YOUR GOAL — Extract the lines from the start through the line that holds "const optArrowY2 = [5.78, 5.78, 5.78];", both included, omitting all images.

==== DATA BLOCK

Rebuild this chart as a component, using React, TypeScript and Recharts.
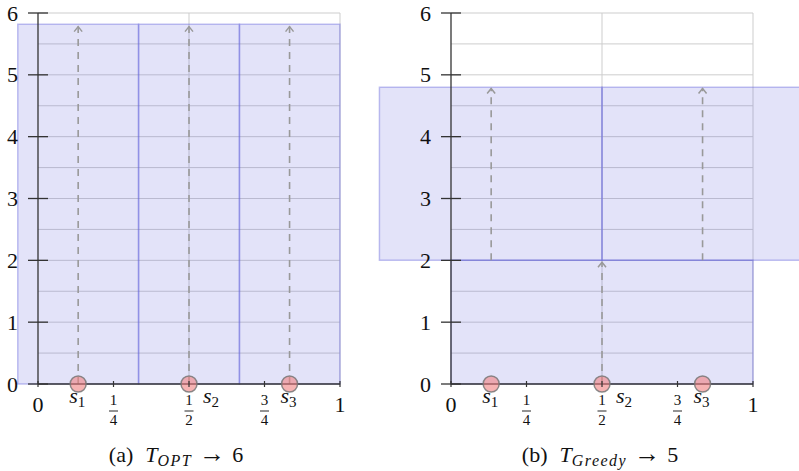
import {
  ComposedChart,
  Line,
  Scatter,
  XAxis,
  YAxis,
  CartesianGrid,
  ReferenceArea,
} from "recharts";

const serif = "'Liberation Serif', 'Times New Roman', serif";

// axes and grid
const xTicks = [0, 0.25, 0.5, 0.75, 1];
const xTickLabels = ["0", "1/4", "1/2", "3/4", "1"];
const yTicks = [0, 1, 2, 3, 4, 5, 6];
const gridY = [0.5, 1, 1.5, 2, 2.5, 3, 3.5, 4, 4.5, 5, 5.5, 6];
const gridX = [0.5, 1];

// sensors on the line
const sensorX = [0.133, 0.5, 0.833];
const sensorNames = ["1", "2", "3"];

// (a) optimal
const optRegionX1 = [-0.067, 0.333, 0.667];
const optRegionX2 = [0.333, 0.667, 1];
const optRegionY1 = [0, 0, 0];
const optRegionY2 = [5.82, 5.82, 5.82];
const optArrowY1 = [0, 0, 0];
const optArrowY2 = [5.78, 5.78, 5.78];

// (b) greedy
const greedyRegionX1 = [0, -0.237, 0.5];
const greedyRegionX2 = [1, 0.5, 1.17];
const greedyRegionY1 = [0, 2, 2];
const greedyRegionY2 = [2, 4.8, 4.8];
const greedyArrowY1 = [2, 0, 2];
const greedyArrowY2 = [4.78, 1.97, 4.78];

function YTick(props: any) {
  const { x, y, payload } = props;
  return (
    <g>
      <line x1={x - 10} x2={x + 10} y1={y} y2={y} stroke="#333" strokeWidth={1.3} />
      <text x={x - 20} y={y} textAnchor="end" dominantBaseline="central" fontFamily={serif} fontSize={22} fill="#111">
        {payload.value}
      </text>
    </g>
  );
}

function XTick(props: any) {
  const { x, y, payload } = props;
  const label = xTickLabels[xTicks.indexOf(payload.value)] ?? "";
  const parts = label.split("/");
  return (
    <g>
      <line x1={x} x2={x} y1={y - 3} y2={y + 3} stroke="#333" strokeWidth={1.2} />
      {parts.length === 1 ? (
        <text x={x} y={y + 20} textAnchor="middle" dominantBaseline="central" fontFamily={serif} fontSize={22} fill="#111">
          {label}
        </text>
      ) : (
        <>
          <text x={x} y={y + 16} textAnchor="middle" dominantBaseline="central" fontFamily={serif} fontSize={15} fill="#111">
            {parts[0]}
          </text>
          <line x1={x - 4.5} x2={x + 4.5} y1={y + 27} y2={y + 27} stroke="#111" strokeWidth={0.9} />
          <text x={x} y={y + 36} textAnchor="middle" dominantBaseline="central" fontFamily={serif} fontSize={15} fill="#111">
            {parts[1]}
          </text>
        </>
      )}
    </g>
  );
}

function ArrowHead(props: any) {
  const { cx, cy, index } = props;
  if (index !== 1) return <g key={`a-${index}`} />;
  return (
    <path
      key={`a-${index}`}
      d={`M${cx - 4},${cy + 5} L${cx},${cy} L${cx + 4},${cy + 5}`}
      fill="none"
      stroke="#999"
      strokeWidth={1.5}
    />
  );
}

function SensorDot(props: any) {
  const { cx, cy, payload } = props;
  const dx = payload.name === "2" ? 22 : -1;
  return (
    <g>
      <circle cx={cx} cy={cy} r={8} fill="#f08080" fillOpacity={0.6} stroke="#777" strokeOpacity={0.85} strokeWidth={1.5} />
      <text x={cx + dx} y={cy + 19} textAnchor="middle" fontFamily={serif} fontStyle="italic" fontSize={22} fill="#111">
        s
        <tspan dy={4} fontSize={15} fontStyle="normal">
          {payload.name}
        </tspan>
      </text>
    </g>
  );
}

interface PanelProps {
  left: number;
  width: number;
  mLeft: number;
  mRight: number;
  x1s: number[];
  x2s: number[];
  y1s: number[];
  y2s: number[];
  ay1: number[];
  ay2: number[];
}

function Panel({ left, width, mLeft, mRight, x1s, x2s, y1s, y2s, ay1, ay2 }: PanelProps) {
  const arrows = sensorX.map((x, i) => [
    { x, y: ay1[i] },
    { x, y: ay2[i] },
  ]);
  const points = sensorX.map((x, i) => ({ x, y: 0, name: sensorNames[i] }));
  const axisStyle = { stroke: "#333", strokeWidth: 1.3 };

  return (
    <div style={{ position: "absolute", left, top: 0 }}>
      <ComposedChart width={width} height={471} margin={{ top: 13, right: mRight, bottom: 86, left: mLeft }}>
        <CartesianGrid horizontalValues={gridY} verticalValues={gridX} stroke="#cdcdcd" strokeWidth={1} />
        <XAxis
          type="number"
          dataKey="x"
          domain={[0, 1]}
          ticks={xTicks}
          interval={0}
          height={1}
          tickSize={0}
          tickMargin={0}
          tickLine={false}
          axisLine={axisStyle}
          tick={<XTick />}
        />
        <YAxis
          type="number"
          dataKey="y"
          domain={[0, 6]}
          ticks={yTicks}
          interval={0}
          width={1}
          tickSize={0}
          tickMargin={0}
          tickLine={false}
          axisLine={axisStyle}
          tick={<YTick />}
        />
        {x1s.map((x1, i) => (
          <ReferenceArea
            key={`r${i}`}
            x1={x1}
            x2={x2s[i]}
            y1={y1s[i]}
            y2={y2s[i]}
            ifOverflow="visible"
            fill="#6464dc"
            fillOpacity={0.18}
            stroke="#6464dc"
            strokeOpacity={0.4}
            strokeWidth={1.5}
          />
        ))}
        {arrows.map((d, i) => (
          <Line
            key={`l${i}`}
            data={d}
            dataKey="y"
            type="linear"
            stroke="#999"
            strokeWidth={1.6}
            strokeDasharray="7 6"
            dot={ArrowHead}
            activeDot={false}
            isAnimationActive={false}
          />
        ))}
        <Scatter data={points} shape={SensorDot} isAnimationActive={false} />
      </ComposedChart>
    </div>
  );
}

function Caption({ center, tag, sub, value }: { center: number; tag: string; sub: string; value: string }) {
  return (
    <div
      style={{
        position: "absolute",
        left: center - 150,
        width: 300,
        top: 443,
        textAlign: "center",
        fontFamily: serif,
        fontSize: 22,
        lineHeight: "22px",
        color: "#111",
        whiteSpace: "nowrap",
      }}
    >
      ({tag})<span style={{ marginLeft: 12 }} />
      <i>T</i>
      <i style={{ fontSize: 16, letterSpacing: "1.5px", verticalAlign: "-4px" }}>{sub}</i>
      <span style={{ margin: "0 7px", fontSize: 26 }}>→</span>
      {value}
    </div>
  );
}

export default function App() {
  return (
    <div style={{ position: "absolute", left: 0, top: 0, width: 799, height: 471, background: "#fff", overflow: "hidden" }}>
      <Panel
        left={0}
        width={370}
        mLeft={37}
        mRight={30}
        x1s={optRegionX1}
        x2s={optRegionX2}
        y1s={optRegionY1}
        y2s={optRegionY2}
        ay1={optArrowY1}
        ay2={optArrowY2}
      />
      <Panel
        left={370}
        width={429}
        mLeft={80}
        mRight={46}
        x1s={greedyRegionX1}
        x2s={greedyRegionX2}
        y1s={greedyRegionY1}
        y2s={greedyRegionY2}
        ay1={greedyArrowY1}
        ay2={greedyArrowY2}
      />
      <Caption center={176} tag="a" sub="OPT" value="6" />
      <Caption center={600} tag="b" sub="Greedy" value="5" />
    </div>
  );
}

========

RESPONSE TO THIS EXERCISE —
Rebuild this chart as a component, using React, TypeScript and Recharts.
import {
  ComposedChart,
  Line,
  Scatter,
  XAxis,
  YAxis,
  CartesianGrid,
  ReferenceArea,
} from "recharts";

const serif = "'Liberation Serif', 'Times New Roman', serif";

// axes and grid
const xTicks = [0, 0.25, 0.5, 0.75, 1];
const xTickLabels = ["0", "1/4", "1/2", "3/4", "1"];
const yTicks = [0, 1, 2, 3, 4, 5, 6];
const gridY = [0.5, 1, 1.5, 2, 2.5, 3, 3.5, 4, 4.5, 5, 5.5, 6];
const gridX = [0.5, 1];

// sensors on the line
const sensorX = [0.133, 0.5, 0.833];
const sensorNames = ["1", "2", "3"];

// (a) optimal
const optRegionX1 = [-0.067, 0.333, 0.667];
const optRegionX2 = [0.333, 0.667, 1];
const optRegionY1 = [0, 0, 0];
const optRegionY2 = [5.82, 5.82, 5.82];
const optArrowY1 = [0, 0, 0];
const optArrowY2 = [5.78, 5.78, 5.78];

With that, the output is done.